Recorded information start

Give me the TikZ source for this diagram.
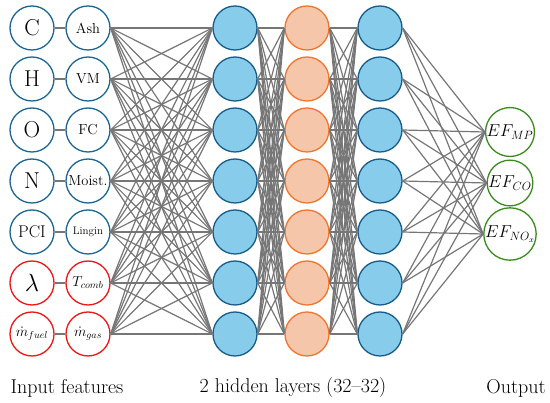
\documentclass[tikz,border=0pt]{standalone}
\usetikzlibrary{positioning}

\definecolor{inblue}{RGB}{28,102,148}
\definecolor{inred}{RGB}{240,22,22}
\definecolor{hidfill}{RGB}{135,204,234}
\definecolor{hiddraw}{RGB}{24,92,138}
\definecolor{orfill}{RGB}{245,198,170}
\definecolor{ordraw}{RGB}{240,118,46}
\definecolor{outgreen}{RGB}{58,138,30}
\definecolor{linkgray}{RGB}{118,118,118}

\tikzset{
  neuron/.style={circle, minimum size=44pt, inner sep=0pt, line width=1.3pt},
  feat/.style={neuron, font=\fontsize{23}{25}\selectfont},
  prop/.style={neuron, font=\fontsize{14.5}{16}\selectfont},
  hidA/.style={neuron, draw=hiddraw, fill=hidfill},
  hidB/.style={neuron, draw=ordraw, fill=orfill},
  outn/.style={neuron, draw=outgreen, font=\fontsize{16.5}{18}\selectfont},
  link/.style={draw=linkgray, line width=1.2pt},
  caption/.style={font=\fontsize{20}{24}\selectfont}
}

\begin{document}
\begin{tikzpicture}[x=1pt,y=-1pt]

    \useasboundingbox (0,0) rectangle (550,403);

    % Input features: element / property pairs, one row each
    \foreach \sym/\prp/\col [count=\i] in {
        C/Ash/inblue,
        H/VM/inblue,
        O/FC/inblue,
        N/Moist./inblue,
        {\fontsize{17}{18}\selectfont PCI}/{\fontsize{11}{12}\selectfont Lingin}/inblue,
        $\lambda$/$T_{comb}$/inred,
        {\fontsize{14}{15}\selectfont $\dot m_{fuel}$}/{\fontsize{14}{15}\selectfont $\dot m_{gas}$}/inred}
    {
        \node[feat, draw=\col] (a\i) at (32,{28+51*(\i-1)}) {\sym};
        \node[prop, draw=\col] (b\i) at (88,{28+51*(\i-1)}) {\prp};
        \draw[link] (a\i) -- (b\i);
    }

    % Two hidden layers plus the blue layer before the output
    \foreach \i in {1,...,7} {
        \node[hidA] (h\i) at (235,{28+51*(\i-1)}) {};
        \node[hidB] (g\i) at (307,{28+51*(\i-1)}) {};
        \node[hidA] (k\i) at (380,{28+51*(\i-1)}) {};
    }

    % Output nodes
    \foreach \lab [count=\j] in {MP,CO,NO_x}
        \node[outn] (o\j) at (510,{132+51*(\j-1)}) {$EF_{\lab}$};

    % Full connections between the layers
    \foreach \i in {1,...,7} {
        \foreach \j in {1,...,7} {
            \draw[link] (b\i.east) -- (h\j.west);
            \draw[link] (h\i.east) -- (g\j.west);
            \draw[link] (g\i.east) -- (k\j.west);
        }
        \foreach \j in {1,2,3}
            \draw[link] (k\i.east) -- (o\j.west);
    }

    % Captions under the columns
    \node[caption] (capin)  at (67,388)  {Input features};
    \node[caption] (caphid) at (293,388) {2 hidden layers (32--32)};
    \node[caption] (capout) at (516,388) {Output};

\end{tikzpicture}
\end{document}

Recorded information end

• _Given problem_
Write out the listing word for word, omitting the pictures it holds.

• _Answer to the task_
Give me the TikZ source for this diagram.
\documentclass[tikz,border=0pt]{standalone}
\usetikzlibrary{positioning}

\definecolor{inblue}{RGB}{28,102,148}
\definecolor{inred}{RGB}{240,22,22}
\definecolor{hidfill}{RGB}{135,204,234}
\definecolor{hiddraw}{RGB}{24,92,138}
\definecolor{orfill}{RGB}{245,198,170}
\definecolor{ordraw}{RGB}{240,118,46}
\definecolor{outgreen}{RGB}{58,138,30}
\definecolor{linkgray}{RGB}{118,118,118}

\tikzset{
  neuron/.style={circle, minimum size=44pt, inner sep=0pt, line width=1.3pt},
  feat/.style={neuron, font=\fontsize{23}{25}\selectfont},
  prop/.style={neuron, font=\fontsize{14.5}{16}\selectfont},
  hidA/.style={neuron, draw=hiddraw, fill=hidfill},
  hidB/.style={neuron, draw=ordraw, fill=orfill},
  outn/.style={neuron, draw=outgreen, font=\fontsize{16.5}{18}\selectfont},
  link/.style={draw=linkgray, line width=1.2pt},
  caption/.style={font=\fontsize{20}{24}\selectfont}
}

\begin{document}
\begin{tikzpicture}[x=1pt,y=-1pt]

    \useasboundingbox (0,0) rectangle (550,403);

    % Input features: element / property pairs, one row each
    \foreach \sym/\prp/\col [count=\i] in {
        C/Ash/inblue,
        H/VM/inblue,
        O/FC/inblue,
        N/Moist./inblue,
        {\fontsize{17}{18}\selectfont PCI}/{\fontsize{11}{12}\selectfont Lingin}/inblue,
        $\lambda$/$T_{comb}$/inred,
        {\fontsize{14}{15}\selectfont $\dot m_{fuel}$}/{\fontsize{14}{15}\selectfont $\dot m_{gas}$}/inred}
    {
        \node[feat, draw=\col] (a\i) at (32,{28+51*(\i-1)}) {\sym};
        \node[prop, draw=\col] (b\i) at (88,{28+51*(\i-1)}) {\prp};
        \draw[link] (a\i) -- (b\i);
    }

    % Two hidden layers plus the blue layer before the output
    \foreach \i in {1,...,7} {
        \node[hidA] (h\i) at (235,{28+51*(\i-1)}) {};
        \node[hidB] (g\i) at (307,{28+51*(\i-1)}) {};
        \node[hidA] (k\i) at (380,{28+51*(\i-1)}) {};
    }

    % Output nodes
    \foreach \lab [count=\j] in {MP,CO,NO_x}
        \node[outn] (o\j) at (510,{132+51*(\j-1)}) {$EF_{\lab}$};

    % Full connections between the layers
    \foreach \i in {1,...,7} {
        \foreach \j in {1,...,7} {
            \draw[link] (b\i.east) -- (h\j.west);
            \draw[link] (h\i.east) -- (g\j.west);
            \draw[link] (g\i.east) -- (k\j.west);
        }
        \foreach \j in {1,2,3}
            \draw[link] (k\i.east) -- (o\j.west);
    }

    % Captions under the columns
    \node[caption] (capin)  at (67,388)  {Input features};
    \node[caption] (caphid) at (293,388) {2 hidden layers (32--32)};
    \node[caption] (capout) at (516,388) {Output};

\end{tikzpicture}
\end{document}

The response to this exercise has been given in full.